Mais, de même que cet enrichissement de conscience a pu passer pour une soumission de la liberté créatrice à une conception instrumentale de l'écriture, l'engagement se caricature parfois dans l'inféodation à une idéologie. Sartre chercha cependant à définir un engagement placé sous le signe de la liberté comme alternative au militantisme. Jusqu'où, en effet, légitimer une action coupée d'une vigilance critique, est un « engagement politique » distinct d'un « engagement intellectuel »(2) ? Plutôt que de rester un caractère de la situation où nous sommes embarqués, il faut que l'engagement manifeste la libre responsabilité d'actes assumés à la première personne. Dans Qu'est-ce que la littérature ?, Sartre réserve ainsi l'image pascalienne à la facticité des circonstances qui nous échoient : nous sommes bien « embarqués », certes, mais il reste à nous engager, c'est-à-dire à ne plus nous dissimuler notre engagement immédiat et foncier dans la situation qui est la nôtre, et à nous efforcer d'entretenir un rapport de lucidité vis-à-vis de ce qu'il est donné à chacun d'accepter ou de refuser par ses actes.

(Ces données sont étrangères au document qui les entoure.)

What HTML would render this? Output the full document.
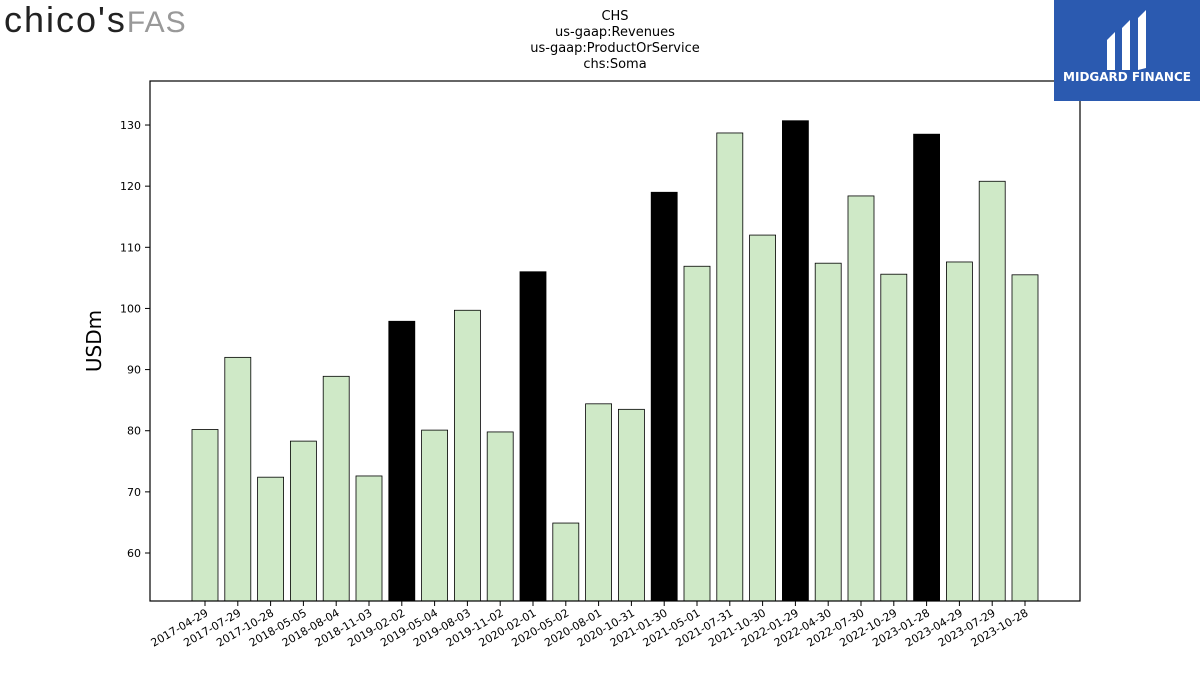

Motivations et justifications de l'engagement

Sur quoi, alors, prendre fait et cause pour une fin se fonde-t-il ? Si l'on interroge ainsi le désir et l'acte de s'engager, sans doute faut-il faire l'hypothèse qu'ils s'enracinent, et puisent leur ressource, dans une contestation subjective de soi où l'autocritique, la culpabilité, le narcissisme accompagnent l'effort de promouvoir l'objet de la volonté. Élire des objets d'engagement viserait à justifier son existence de manière plus ou moins expiatoire ou cathartique. Il en va ainsi de l'engagement qui permet à des individus de briser leur isolement et de satisfaire un « besoin, qui rejoint le rêve millénariste, d'enracinement dans un groupe qui soit un groupe de frères »(3). Les motivations de l'inactif, les raisons de l'impassibilité, sont-elles cependant plus claires ?

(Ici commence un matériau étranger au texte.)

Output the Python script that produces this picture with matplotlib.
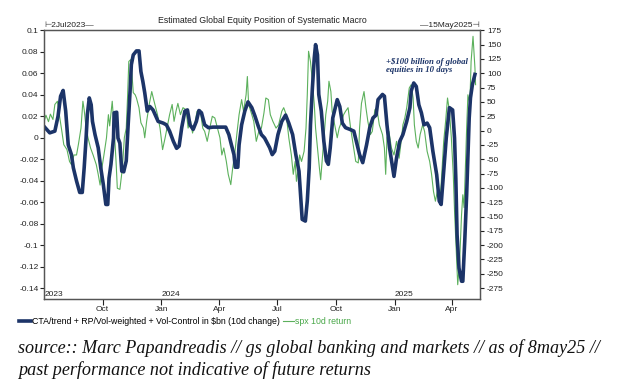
import numpy as np
import pandas as pd
import matplotlib
matplotlib.use('Agg')
import matplotlib.pyplot as plt
from matplotlib.ticker import FuncFormatter

plt.rcParams['font.family'] = ['Liberation Sans', 'DejaVu Sans']
plt.rcParams['axes.unicode_minus'] = False

START = pd.Timestamp('2023-07-01')

# CTA/trend + RP + vol-control, $bn 10d change (right axis), days after START
flow_day = [1, 9, 17, 22, 26, 30, 34, 38, 43, 46,
            51, 56, 60, 63, 66, 68, 71, 74, 76, 80,
            85, 89, 93, 97, 100, 102, 105, 109, 110, 114,
            116, 119, 122, 125, 129, 132, 135, 137, 140, 145,
            149, 152, 155, 158, 162, 166, 171, 179, 187, 192,
            197, 203, 208, 212, 216, 221, 225, 229, 234, 239,
            243, 247, 252, 258, 265, 276, 285, 290, 294, 298,
            300, 304, 306, 310, 315, 320, 326, 331, 336, 341,
            346, 354, 358, 362, 367, 373, 379, 384, 390, 395,
            400, 403, 405, 410, 413, 416, 418, 421, 424, 426,
            429, 431, 435, 439, 443, 446, 449, 453, 460, 464,
            468, 473, 480, 486, 490, 495, 500, 506, 511, 516,
            521, 524, 531, 534, 538, 542, 547, 549, 553, 558,
            563, 569, 574, 576, 580, 584, 588, 592, 596, 601,
            605, 610, 616, 620, 623, 627, 631, 636, 641, 644,
            646, 648, 651, 655, 657, 660, 663, 665, 667, 669,
            672, 676]
flow_bn = [6, -4, -1, 25, 60, 70, 34, -25, -42, -65,
           -88, -108, -108, -65, -13, 28, 57, 45, 16, -7,
           -30, -65, -94, -129, -129, -83, -59, -13, 31, 32,
           -13, -22, -71, -72, -53, 10, 69, 115, 132, 139,
           139, 103, 86, 66, 34, 42, 36, 16, 13, 10,
           -1, -19, -31, -27, 5, 34, 36, 10, 2, 16,
           35, 31, 10, 5, 6, 6, 6, -7, -25, -42,
           -64, -64, -25, 10, 34, 50, 40, 25, 8, -7,
           -13, -30, -42, -36, -7, 16, 27, 13, -7, -42,
           -71, -123, -155, -158, -123, -65, 10, 74, 127, 150,
           132, 63, 34, -19, -53, -59, -30, 22, 54, 42,
           13, 5, 2, -1, -19, -42, -56, -25, 5, 22,
           27, 54, 63, 60, 10, -30, -65, -80, -48, -19,
           -7, 16, 40, 69, 83, 77, 45, 31, 10, 13,
           5, -36, -77, -123, -129, -71, -13, 40, 36, -13,
           -83, -182, -240, -263, -263, -193, -112, -42, 22, 57,
           80, 98]

# spx 10d return (left axis)
spx_day = [1, 3, 7, 10, 14, 17, 21, 24, 28, 31,
           36, 40, 43, 47, 51, 54, 58, 61, 63, 66,
           69, 73, 77, 82, 85, 88, 90, 94, 98, 101,
           103, 107, 110, 113, 115, 119, 123, 126, 129, 131,
           133, 136, 138, 140, 143, 145, 149, 152, 156, 158,
           161, 165, 169, 172, 178, 182, 186, 190, 193, 197,
           201, 204, 207, 210, 214, 218, 223, 226, 230, 233,
           237, 240, 245, 249, 252, 256, 260, 264, 268, 272,
           276, 279, 282, 286, 289, 293, 296, 299, 303, 306,
           310, 313, 317, 319, 321, 326, 329, 333, 337, 341,
           345, 348, 352, 355, 359, 364, 368, 373, 376, 380,
           384, 388, 391, 394, 396, 399, 401, 404, 408, 411,
           413, 415, 418, 421, 424, 426, 429, 432, 434, 437,
           439, 442, 445, 447, 450, 452, 456, 460, 463, 467,
           470, 473, 477, 481, 485, 489, 493, 495, 498, 502,
           505, 508, 512, 515, 519, 522, 526, 531, 534, 536,
           538, 541, 545, 549, 553, 557, 561, 563, 566, 569,
           573, 576, 579, 581, 584, 587, 590, 594, 597, 601,
           605, 608, 611, 614, 618, 621, 623, 627, 630, 633,
           636, 639, 642, 644, 647, 649, 652, 655, 657, 659,
           661, 663, 665, 668, 670, 673, 676, 677]
spx_ret = [0.017, 0.021, 0.015, 0.022, 0.017, 0.031, 0.034, 0.0215, 0.006, -0.0064,
           -0.011, -0.022, -0.025, -0.016, -0.016, -0.006, 0.009, 0.034, 0.026, 0.009,
           0.0, -0.0095, -0.016, -0.025, -0.034, -0.044, -0.031, -0.016, 0.0, 0.0215,
           0.011, 0.034, 0.009, -0.022, -0.047, -0.048, -0.028, 0.0, 0.009, 0.037,
           0.071, 0.0727, 0.059, 0.042, 0.040, 0.037, 0.028, 0.014, 0.009, 0.0,
           0.0153, 0.031, 0.043, 0.0355, 0.0215, 0.009, -0.011, 0.0, 0.009, 0.0215,
           0.031, 0.0153, 0.0246, 0.032, 0.0215, 0.028, 0.026, 0.009, 0.0153, 0.0044,
           0.014, 0.0246, 0.026, 0.009, 0.006, -0.0033, 0.009, 0.02, 0.0184, 0.009,
           0.0, -0.016, -0.0095, -0.022, -0.034, -0.0436, -0.028, -0.016, 0.006, 0.0215,
           0.0355, 0.0246, 0.040, 0.057, 0.031, 0.0215, 0.0153, -0.0033, 0.006, 0.009,
           0.023, 0.037, 0.0355, 0.0215, 0.0153, 0.009, 0.012, 0.0246, 0.028, 0.0215,
           0.0, -0.016, -0.034, -0.022, -0.0405, -0.028, -0.016, -0.022, -0.0126, 0.009,
           0.040, 0.0805, 0.071, 0.0526, 0.031, 0.009, -0.0095, -0.028, -0.039, -0.016,
           0.0, 0.0215, 0.034, 0.0526, 0.043, 0.0246, 0.012, 0.0, 0.009, 0.0153,
           0.0215, 0.0246, 0.028, 0.009, -0.0064, -0.022, -0.0234, 0.009, 0.032, 0.043,
           0.028, 0.0153, 0.003, 0.006, 0.026, 0.028, 0.012, 0.003, -0.0095, -0.034,
           0.0, 0.006, -0.0095, -0.016, -0.0033, -0.019, 0.0, 0.012, 0.0184, 0.028,
           0.0463, 0.0494, 0.037, 0.012, -0.0033, -0.0095, 0.003, 0.012, 0.006, -0.0126,
           -0.022, -0.034, -0.05, -0.059, -0.0467, -0.059, -0.0436, -0.0033, 0.0153, 0.037,
           0.0246, 0.0, -0.034, -0.068, -0.1088, -0.1367, -0.115, -0.0715, -0.053, -0.065,
           -0.028, 0.009, 0.040, 0.031, 0.071, 0.0944, 0.065, 0.0494]

month_ticks = ['2023-10-01', '2024-01-01', '2024-04-01', '2024-07-01',
               '2024-10-01', '2025-01-01', '2025-04-01']
month_labels = ['Oct', 'Jan', 'Apr', 'Jul', 'Oct', 'Jan', 'Apr']
year_pos = ['2023-07-02', '2024-01-01', '2025-01-01']
year_labels = ['2023', '2024', '2025']

flow_dates = START + pd.to_timedelta(flow_day, unit='D')
spx_dates = START + pd.to_timedelta(spx_day, unit='D')

navy = '#1c3468'
green = '#4aa84a'
grey = '#555555'

fig = plt.figure(figsize=(6.27, 3.81), dpi=100)
ax = fig.add_axes([0.0702, 0.2152, 0.6954, 0.7053])
ax2 = ax.twinx()

l_spx, = ax.plot(spx_dates, spx_ret, color=green, lw=0.8, alpha=0.9)
l_flow, = ax2.plot(flow_dates, flow_bn, color=navy, lw=2.6, solid_joinstyle='round')

ax.set_xlim(pd.Timestamp('2023-07-01'), pd.Timestamp('2025-05-15'))
ax.set_ylim(-0.15, 0.1)
ax2.set_ylim(-294, 175)

ax.set_yticks(np.arange(-0.14, 0.1001, 0.02))
ax.yaxis.set_major_formatter(FuncFormatter(lambda v, p: f'{round(v, 2) + 0:g}'))
ax2.set_yticks(np.arange(-275, 176, 25))
ax.set_xticks(pd.to_datetime(month_ticks))
ax.set_xticklabels(month_labels)

ax.tick_params(axis='y', direction='out', length=3, width=0.8, labelsize=6, pad=1, colors='#222222')
ax2.tick_params(axis='y', direction='out', length=3, width=0.8, labelsize=6, pad=2, colors='#222222')
ax.tick_params(axis='x', direction='out', length=4, width=0.8, labelsize=6, pad=1, colors='#222222')
for a in (ax, ax2):
    for s in a.spines.values():
        s.set_color(grey)
        s.set_linewidth(0.9)

for d, t in zip(year_pos, year_labels):
    ax.text(pd.Timestamp(d), 0.005, t, transform=ax.get_xaxis_transform(),
            ha='left', va='bottom', fontsize=6, color='#222222')

ax.text(0.0, 1.004, '\u22a22Jul2023\u2014', transform=ax.transAxes,
        ha='left', va='bottom', fontsize=6, color='#222222')
ax.text(1.0, 1.004, '\u201415May2025\u22a3', transform=ax.transAxes,
        ha='right', va='bottom', fontsize=6, color='#222222')
fig.text(0.418, 0.935, 'Estimated Global Equity Position of Systematic Macro',
         ha='center', va='bottom', fontsize=6.3, color='#222222')

ax2.text(pd.Timestamp('2024-12-19'), 113, '+$100 billion of global\nequities in 10 days',
         ha='left', va='center', fontsize=6.3, color=navy, fontweight='bold',
         fontstyle='italic', family='Liberation Serif', linespacing=1.1)

leg = fig.legend([l_flow, l_spx],
                 ['CTA/trend + RP/Vol-weighted + Vol-Control in $bn (10d change)', 'spx 10d return'],
                 loc='center left', bbox_to_anchor=(0.031, 1 - 322 / 381), ncol=2,
                 frameon=False, fontsize=6.3, handlelength=1.3, handletextpad=0.1,
                 columnspacing=0.4, borderpad=0, borderaxespad=0)
leg.get_texts()[1].set_color(green)

fig.text(18 / 627, 1 - 348 / 381,
         'source:: Marc Papandreadis // gs global banking and markets // as of 8may25 //',
         ha='left', va='center', fontsize=13.1, fontstyle='italic',
         family='Liberation Serif', color='#111111')
fig.text(18 / 627, 1 - 370 / 381, 'past performance not indicative of future returns',
         ha='left', va='center', fontsize=13.1, fontstyle='italic',
         family='Liberation Serif', color='#111111')

fig.savefig('out.png', dpi=100)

Il reste que les ressorts subjectifs, plus ou moins compréhensibles, qui commandent l'acte de s'engager n'en compromettent pas le sens objectif comme action responsable tournée vers le changement d'une réalité déterminée. C'est l'intérêt de l'analyse sartrienne de montrer que, si l'intention originelle d'un acte dit « volontaire » échappe par principe à cette volonté (l'Être et le Néant), elle ne la destitue pas de la responsabilité qu'elle instaure pour elle-même en tant que fait du monde déterminant les rapports entretenus avec autrui (Situations, Cahiers pour une morale). Et si la compréhension réfléchie requise par l'engagement assumé consiste d'abord à saisir qu'il y a toujours déjà engagement, l'essentiel reste de décider de l'action à entreprendre ici et maintenant en fonction des fins qu'elle projette. Ne pas déserter (illusoirement) le champ de sa responsabilité conduit à un engagement distancié par la réflexion où l'on se dissimule le moins possible son être-engagé.

De nécessité de fait, l'engagement devient l'objet d'une tâche où il s'agit de répondre à un devoir. Appelant au respect d'une valeur, il porte avec lui l'idée de sa légitimité. Cette insoumission à l'état des choses peut créer son droit et se radicaliser en devoir de désobéissance à la loi et aux règles instituées. Le seul guide pour une réflexion assignée à se faire au cas par cas sera dès lors la compréhension de la liberté qu'elle-même manifeste. Il s'agit pour la liberté de se découvrir elle-même, nonobstant l'angoisse pour l'existant d'avoir à porter le double fardeau de son inexorable responsabilité et de son délaissement en l'absence de valeurs transcendantes susceptibles de la fonder. Sartre ne laisse en effet de justification à l'engagement que le choix partagé avec d'autres de la liberté, alors qu'obéir à une valeur conçue comme extériorité reconduirait l'existence à l'esquive, source de passivité, de son caractère originellement constituant. Mais un acte non aliéné à des valeurs toutes faites et absolutisées ne risque-t-il pas de s'exposer à l'arbitraire ? Sartre retourne le sens de la difficulté : un engagement ne doit pas emprunter sa légitimité, il doit la fonder. S'engager est moins servir une cause qu'adopter le point de vue de la liberté à même de dévoiler les situations de souffrances et d'aliénation. Un engagement qui opprime perd toute légitimité. La liberté est donc principe et fin de l'engagement. « L'homme est libre pour s'engager, mais il n'est libre que s'il s'engage pour être libre »(4). Pour lors, s'engager devient reconnaître que nous sommes « en pleine mer » (Camus), contraints de naviguer « avec les moyens du bord » (Sartre), sans terre promise, sans ciel moral, n'ayant à compter que sur nous-mêmes pour orienter nos actes et décider du sens de ce qui nous arrive, et de ce que ce « nous-mêmes » signifie.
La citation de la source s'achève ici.